PolskaRywin stawił się w więzieniu

Rywin stawił się w więzieniu

Krótko przed godz. 14 Lew Rywin stawił się w więzieniu przy ul. Rakowieckiej w Warszawie by odbyć karę dwóch lat więzienia za pomocnictwo w płatnej protekcji wobec Agory.

18.04.2005 | aktual.: 18.04.2005 17:45

Obraz

Rywin podjechał przed więzienie samochodem bmw w asyście ochroniarza, po czym - unikając wypowiedzi dla licznie zgromadzonych dziennikarzy - wszedł do zakładu karnego.

Sąd oddalił wnioski obrony o odroczenie kary i o zawieszenie postępowania jej wykonania na podstawie opinii biegłych lekarzy. Po badaniach przeprowadzonych na zlecenie sądu uznali oni, że stan zdrowia pozwala Rywinowi odbywać karę w więzieniu, gdzie jest oddział szpitalny.

Obraz

Nie ujawniono, na co dokładnie cierpi Rywin, który nie stawił się na posiedzenie. Wiadomo, że ostatnio obrona - nie czekając na zlecone przez sąd badania Rywina w Zakładzie Medycyny Sądowej - zleciła sama badania swego klienta u dwóch biegłych lekarzy sądowych: neurologa i specjalisty chorób wewnętrznych. Obie te opinie stwierdzały, że Rywin w najbliższym czasie nie może odbywać kary więzienia.

W grudniu 2004 r. warszawski Sąd Apelacyjny uznał, że Rywin jest winny nie usiłowania oszustwa wobec Agory - za co w kwietniu 2004 r. Sąd Okręgowy w Warszawie skazał go na 2,5 roku więzienia - lecz pomocy w płatnej protekcji ze strony nieustalonej grupy osób. Sąd Apelacyjny obniżył wyrok do 2 lat.

Gdzie chodził Rywin?

Prokuratura Apelacyjna w Warszawie zastanawia się, czy odwoływać się do SN w sprawie kwalifikacji prawnej czynu Rywina. Po analizie pisemnego uzasadnienia wyroku ma też zapaść decyzja o ewentualnym śledztwie, które miałoby ustalić, czyim pomocnikiem był Rywin. Na razie jednak prokuratura nie dostała jeszcze pisemnego uzasadnienia Sądu Apelacyjnego - być może dlatego, że akta sprawy były przekazane do sekcji wykonawczej.

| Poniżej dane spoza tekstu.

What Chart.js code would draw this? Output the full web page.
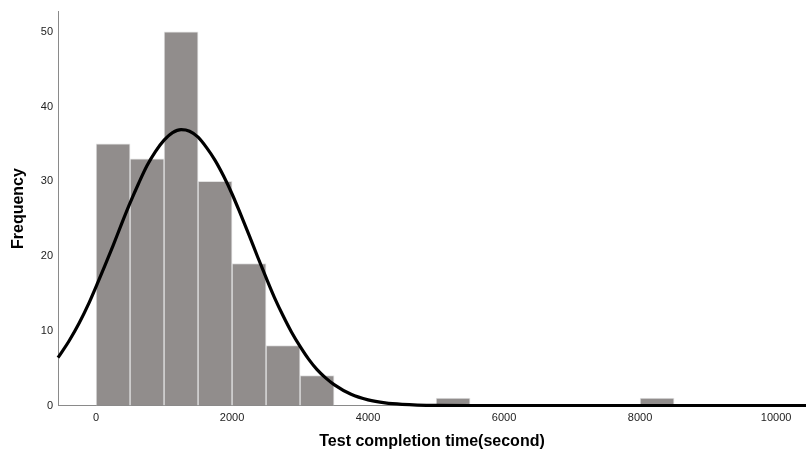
<!DOCTYPE html>
<html>
<head>
<meta charset="utf-8">
<script src="https://cdn.jsdelivr.net/npm/chart.js@4/dist/chart.umd.min.js"></script>
<style>
    html, body { margin: 0; padding: 0; background: #ffffff; }
    #wrap { width: 806px; height: 457px; }
</style>
</head>
<body>
<div id="wrap"><canvas id="histChart"></canvas></div>
<script>
// histogram bins (centre of each 500 s bin) and counts
const binCenters = [250, 750, 1250, 1750, 2250, 2750, 3250, 5250, 8250];
const binCounts = [35, 33, 50, 30, 19, 8, 4, 1, 1];

// normal curve
const curveX = [-560, -400, -250, -100, 0, 125, 250, 375, 500, 625, 750, 875, 1000, 1125, 1250, 1375, 1500, 1625, 1750, 1875, 2000, 2125, 2250, 2375, 2500, 2625, 2750, 2875, 3000, 3125, 3250, 3375, 3500, 3750, 4000, 4250, 4500, 5000, 5500, 6000, 8000, 10440];
const curveY = [6.4, 8.6, 11.0, 13.8, 15.9, 18.6, 21.4, 24.3, 27.1, 29.7, 32.1, 34.0, 35.5, 36.5, 36.9, 36.7, 35.9, 34.5, 32.8, 30.7, 28.3, 25.6, 22.8, 19.9, 17.1, 14.4, 12.0, 9.8, 7.9, 6.2, 4.8, 3.7, 2.8, 1.5, 0.75, 0.35, 0.16, 0.02, 0, 0, 0, 0];

const xTicks = [0, 2000, 4000, 6000, 8000, 10000];
const yTicks = [0, 10, 20, 30, 40, 50];

const fontFamily = '"Liberation Sans", Arial, sans-serif';

const bars = binCenters.map((x, i) => ({ x: x, y: binCounts[i] }));
const curve = curveX.map((x, i) => ({ x: x, y: curveY[i] }));

const ctx = document.getElementById('histChart').getContext('2d');
new Chart(ctx, {
    type: 'bar',
    data: {
        datasets: [
            {
                type: 'line',
                label: 'Normal',
                data: curve,
                borderColor: '#000000',
                borderWidth: 3.2,
                pointRadius: 0,
                cubicInterpolationMode: 'monotone',
                fill: false,
                clip: false,
                order: 0
            },
            {
                label: 'Frequency',
                data: bars,
                backgroundColor: '#918d8c',
                borderColor: '#e2e2e2',
                borderWidth: 1,
                barPercentage: 1,
                categoryPercentage: 1,
                order: 1
            }
        ]
    },
    options: {
        responsive: true,
        maintainAspectRatio: false,
        animation: false,
        layout: { padding: { top: 10, right: 0, left: 0, bottom: 0 } },
        plugins: {
            legend: { display: false },
            tooltip: { enabled: false }
        },
        scales: {
            x: {
                type: 'linear',
                min: -560,
                max: 10440,
                offset: false,
                grid: { display: false, drawTicks: false },
                border: { display: true, color: '#8a8a8a', width: 1 },
                afterBuildTicks: (scale) => {
                    scale.ticks = xTicks.map(v => ({ value: v }));
                },
                afterFit: (scale) => { scale.height = 51.5; },
                ticks: {
                    color: '#222222',
                    padding: 6,
                    maxRotation: 0,
                    font: { family: fontFamily, size: 11 },
                    callback: (value) => String(value)
                },
                title: {
                    display: true,
                    text: 'Test completion time(second)',
                    color: '#000000',
                    padding: { top: 4, bottom: 6 },
                    font: { family: fontFamily, size: 16, weight: 'bold' }
                }
            },
            y: {
                min: 0,
                max: 52.7,
                grid: { display: false, drawTicks: false },
                border: { display: true, color: '#8a8a8a', width: 1 },
                afterBuildTicks: (scale) => {
                    scale.ticks = yTicks.map(v => ({ value: v }));
                },
                afterFit: (scale) => { scale.width = 58; },
                ticks: {
                    color: '#222222',
                    padding: 5,
                    font: { family: fontFamily, size: 11 },
                    callback: (value) => String(value)
                },
                title: {
                    display: true,
                    text: 'Frequency',
                    color: '#000000',
                    padding: { top: 9, bottom: 4 },
                    font: { family: fontFamily, size: 16, weight: 'bold' }
                }
            }
        }
    }
});
</script>
</body>
</html>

27 grudnia 2002 r. "Gazeta Wyborcza" napisała, że Rywin domagał się w lipcu 2002 r. 17,5 mln dolarów od wydawcy tego dziennika - Agory SA. W zamian miał oferować przeprowadzenie korzystnych dla spółki zmian w projekcie nowelizacji ustawy o rtv. Najpierw złożył tę propozycję prezes Agory Wandzie Rapaczyńskiej. W nagraniu rozmowy, którego potajemnie dokonał redaktor naczelny "GW" Adam Michnik, Rywin mówił, że jest pośrednikiem "grupy ludzi, która trzyma w ręku władzę". Pieniądze miały być przeznaczone m.in. dla SLD; "GW" miała zaprzestać krytykowania premiera, a Rywin - zostać szefem Polsatu, który Agora chciała kupić. Ówczesny premier Leszek Miller mówił, że nie zlecał Rywinowi żadnego pośrednictwa.

Raport Ziobry

Prokuratura oskarżyła Rywina o płatną protekcję, czyli powoływanie się na wpływy u władz w zamian za łapówkę (grozi za to do 3 lat więzienia).

"Aferą Rywina" od stycznia 2003 r. do kwietnia 2004 r. zajmowała się sejmowa komisja śledcza. W efekcie jej prac Sejm przyjął wniosek mniejszości, będący raportem autorstwa posła PiS Zbigniewa Ziobry, do sprawozdania tej komisji. Raport Ziobry zawiera konkluzję, że Rywina do Agory wysłała grupa, w skład której wchodzili Miller, była wiceminister kultury Aleksandra Jakubowska, były szef gabinetu politycznego Millera Lech Nikolski, były prezes TVP Robert Kwiatkowski i sekretarz KRRiT Włodzimierz Czarzasty.